▶ What to produce
In the material below, please retype the lines from the very first through the one with "import seaborn as sns", exactly and without pictures.

◆ ◆ ◆

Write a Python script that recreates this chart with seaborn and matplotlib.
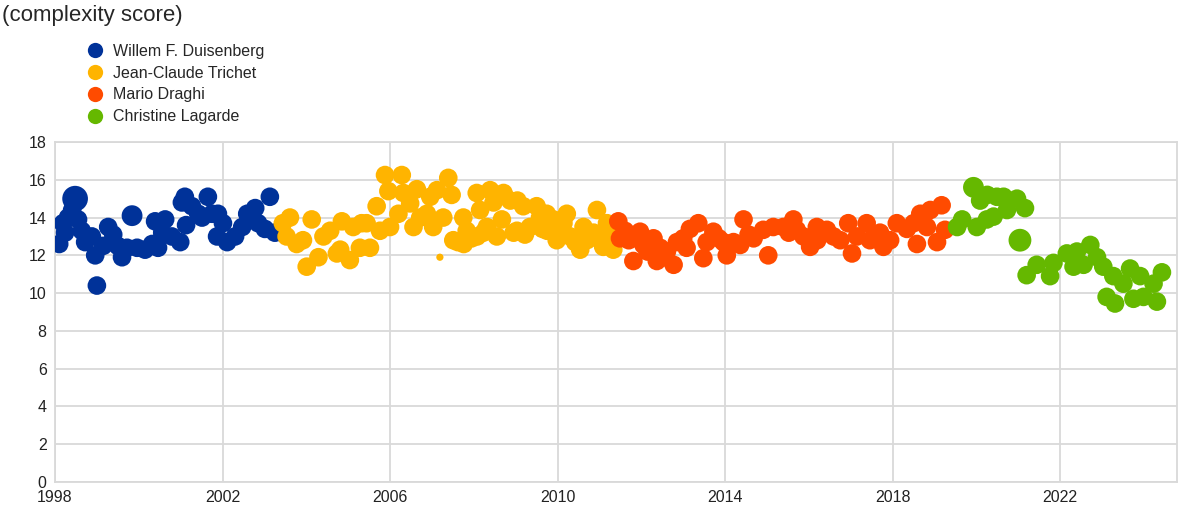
import numpy as np
import pandas as pd
import matplotlib
matplotlib.use("Agg")
import matplotlib.pyplot as plt
from matplotlib.lines import Line2D
import seaborn as sns

# ---------------- data ----------------
presidents = ["Willem F. Duisenberg", "Jean-Claude Trichet", "Mario Draghi", "Christine Lagarde"]
colors = ["#003299", "#FFB400", "#FF4B00", "#65B800"]

duis_date = [1998.10, 1998.19, 1998.24, 1998.31, 1998.41, 1998.48, 1998.55, 1998.64, 1998.72, 1998.88,
             1998.96, 1999.00, 1999.15, 1999.27, 1999.39, 1999.50, 1999.60, 1999.72, 1999.84, 1999.96,
             2000.15, 2000.32, 2000.39, 2000.46, 2000.56, 2000.63, 2000.79, 2000.99, 2001.03, 2001.10,
             2001.13, 2001.27, 2001.42, 2001.51, 2001.65, 2001.75, 2001.87, 2001.89, 2002.01, 2002.11,
             2002.30, 2002.47, 2002.59, 2002.78, 2002.85, 2003.01, 2003.13, 2003.25, 2003.42]
duis_score = [12.6, 13.7, 13.2, 14.0, 14.4, 15.0, 13.9, 13.3, 12.7, 13.0,
              12.0, 10.4, 12.5, 13.5, 13.1, 12.5, 11.9, 12.4, 14.1, 12.4,
              12.3, 12.6, 13.8, 12.4, 13.2, 13.9, 13.0, 12.7, 14.8, 15.1,
              13.6, 14.6, 14.2, 14.0, 15.1, 14.2, 13.0, 14.2, 13.7, 12.7,
              13.0, 13.5, 14.2, 14.5, 13.7, 13.4, 15.1, 13.2, 13.2]
duis_len = [1.0] * len(duis_date)
duis_len[5] = 1.9
duis_len[18] = 1.25

tri_date = [2003.44, 2003.53, 2003.61, 2003.77, 2003.92, 2004.01, 2004.13, 2004.29, 2004.41, 2004.57,
            2004.73, 2004.81, 2004.85, 2005.04, 2005.12, 2005.28, 2005.32, 2005.44, 2005.52, 2005.68,
            2005.76, 2005.88, 2005.96, 2006.00, 2006.20, 2006.28, 2006.32, 2006.48, 2006.56, 2006.64,
            2006.72, 2006.88, 2006.96, 2007.03, 2007.12, 2007.19, 2007.27, 2007.39, 2007.47, 2007.51,
            2007.62, 2007.75, 2007.76, 2007.83, 2007.95, 2008.07, 2008.08, 2008.15, 2008.23, 2008.31,
            2008.39, 2008.47, 2008.55, 2008.67, 2008.71, 2008.87, 2008.95, 2009.03, 2009.04, 2009.18,
            2009.22, 2009.34, 2009.50, 2009.58, 2009.64, 2009.74, 2009.75, 2009.90, 2009.98, 2010.06,
            2010.14, 2010.22, 2010.30, 2010.42, 2010.54, 2010.62, 2010.70, 2010.78, 2010.86, 2010.94,
            2011.02, 2011.09, 2011.18, 2011.26, 2011.33]
tri_score = [13.7, 13.0, 14.0, 12.6, 12.8, 11.4, 13.9, 11.9, 13.0, 13.3,
             12.1, 12.3, 13.8, 11.75, 13.5, 12.4, 13.7, 13.7, 12.4, 14.6,
             13.3, 16.25, 15.4, 13.5, 14.2, 16.25, 15.3, 14.75, 13.5, 15.5,
             14.0, 14.2, 15.1, 13.5, 15.45, 11.9, 14.0, 16.1, 15.2, 12.8,
             12.7, 14.0, 12.6, 13.3, 12.9, 15.3, 13.0, 14.4, 13.2, 13.5,
             15.45, 14.8, 13.0, 13.9, 15.3, 14.9, 13.2, 13.3, 14.9, 14.6,
             13.1, 13.5, 14.6, 14.0, 13.4, 14.2, 13.3, 13.9, 12.8, 13.2,
             13.7, 14.2, 13.0, 12.7, 12.3, 13.5, 12.8, 13.0, 13.2, 14.4,
             12.8, 12.45, 13.7, 13.0, 12.3]
tri_len = [1.0] * len(tri_date)
tri_len[35] = 0.15

dra_date = [2011.45, 2011.49, 2011.61, 2011.70, 2011.81, 2011.97, 2012.05, 2012.15, 2012.29, 2012.37,
            2012.45, 2012.53, 2012.61, 2012.77, 2012.85, 2013.00, 2013.08, 2013.16, 2013.36, 2013.48,
            2013.56, 2013.72, 2013.85, 2013.96, 2014.04, 2014.20, 2014.36, 2014.44, 2014.56, 2014.68,
            2014.91, 2015.03, 2015.15, 2015.39, 2015.52, 2015.63, 2015.71, 2015.87, 2016.03, 2016.19,
            2016.20, 2016.43, 2016.59, 2016.75, 2016.94, 2017.03, 2017.15, 2017.38, 2017.46, 2017.70,
            2017.78, 2017.94, 2018.10, 2018.34, 2018.50, 2018.58, 2018.66, 2018.82, 2018.90, 2019.06,
            2019.17, 2019.25]
dra_score = [13.8, 12.9, 13.3, 12.8, 11.7, 13.25, 12.55, 12.2, 12.9, 11.7,
             12.4, 11.9, 12.2, 11.5, 12.7, 12.9, 12.4, 13.4, 13.7, 11.85,
             12.7, 13.25, 12.9, 12.7, 12.0, 12.7, 12.55, 13.9, 13.1, 12.9,
             13.35, 12.0, 13.5, 13.5, 13.2, 13.9, 13.35, 13.0, 12.45, 13.5,
             12.8, 13.35, 13.0, 12.8, 13.7, 12.1, 13.0, 13.7, 12.8, 13.2,
             12.45, 12.8, 13.7, 13.4, 13.7, 12.6, 14.2, 13.5, 14.4, 12.7,
             14.65, 13.35]
dra_len = [1.0] * len(dra_date)

lag_date = [2019.54, 2019.66, 2019.93, 2020.01, 2020.09, 2020.25, 2020.26, 2020.41, 2020.49, 2020.65,
            2020.73, 2020.97, 2021.04, 2021.16, 2021.20, 2021.44, 2021.76, 2021.84, 2022.16, 2022.32,
            2022.40, 2022.56, 2022.72, 2022.88, 2023.03, 2023.11, 2023.27, 2023.31, 2023.51, 2023.67,
            2023.75, 2023.91, 2023.99, 2024.23, 2024.31, 2024.43]
lag_score = [13.5, 13.9, 15.6, 13.5, 14.9, 13.9, 15.2, 14.05, 15.1, 15.1,
             14.4, 15.0, 12.8, 14.5, 10.95, 11.5, 10.9, 11.6, 12.1, 11.4,
             12.2, 11.5, 12.55, 11.9, 11.4, 9.8, 10.9, 9.45, 10.5, 11.3,
             9.7, 10.9, 9.8, 10.5, 9.55, 11.1]
lag_len = [1.0] * len(lag_date)
lag_len[2] = 1.25
lag_len[12] = 1.5

x_ticks = [1998, 2002, 2006, 2010, 2014, 2018, 2022]
y_ticks = [0, 2, 4, 6, 8, 10, 12, 14, 16, 18]

# ---------------- frame ----------------
frames = []
for name, d, s, l in zip(presidents,
                         [duis_date, tri_date, dra_date, lag_date],
                         [duis_score, tri_score, dra_score, lag_score],
                         [duis_len, tri_len, dra_len, lag_len]):
    frames.append(pd.DataFrame({"date": d, "score": s, "length": l, "president": name}))
df = pd.concat(frames, ignore_index=True)

# ---------------- plot ----------------
sns.set_theme(style="white")
plt.rcParams["font.family"] = ["Liberation Sans", "DejaVu Sans"]

fig = plt.figure(figsize=(11.79, 5.17), dpi=100)
ax = fig.add_axes([55 / 1179, 1 - 482 / 517, (1177 - 55) / 1179, (482 - 142) / 517])

sns.scatterplot(data=df, x="date", y="score", hue="president", palette=colors,
                hue_order=presidents, size="length", sizes=(18, 360), size_norm=(0.1, 2.0),
                linewidth=0, alpha=1, legend=False, ax=ax, zorder=3)

ax.set_xlim(1998, 2024.79)
ax.set_ylim(0, 18)
ax.set_xticks(x_ticks)
ax.set_yticks(y_ticks)
ax.set_xlabel("")
ax.set_ylabel("")
ax.grid(True, color="#d9d9d9", linewidth=1.3, zorder=0)
ax.set_axisbelow(True)
for sp in ax.spines.values():
    sp.set_color("#d9d9d9")
    sp.set_linewidth(1.3)
ax.tick_params(axis="both", length=0, labelsize=11.5, colors="#222222", pad=6)

fig.text(0.002, 1 - 16 / 517, "(complexity score)", fontsize=16, va="center", ha="left")

handles = [Line2D([0], [0], marker="o", linestyle="none", markersize=11,
                  markerfacecolor=c, markeredgewidth=0) for c in colors]
fig.legend(handles, presidents, loc="upper left", bbox_to_anchor=(85 / 1179, 1 - 44 / 517),
           frameon=False, fontsize=11.5, handletextpad=0.55, labelspacing=0.42,
           borderaxespad=0, borderpad=0, handlelength=1.2)

fig.savefig("out.png", dpi=100)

◆ ◆ ◆

▶ Exercise response
Write a Python script that recreates this chart with seaborn and matplotlib.
import numpy as np
import pandas as pd
import matplotlib
matplotlib.use("Agg")
import matplotlib.pyplot as plt
from matplotlib.lines import Line2D
import seaborn as sns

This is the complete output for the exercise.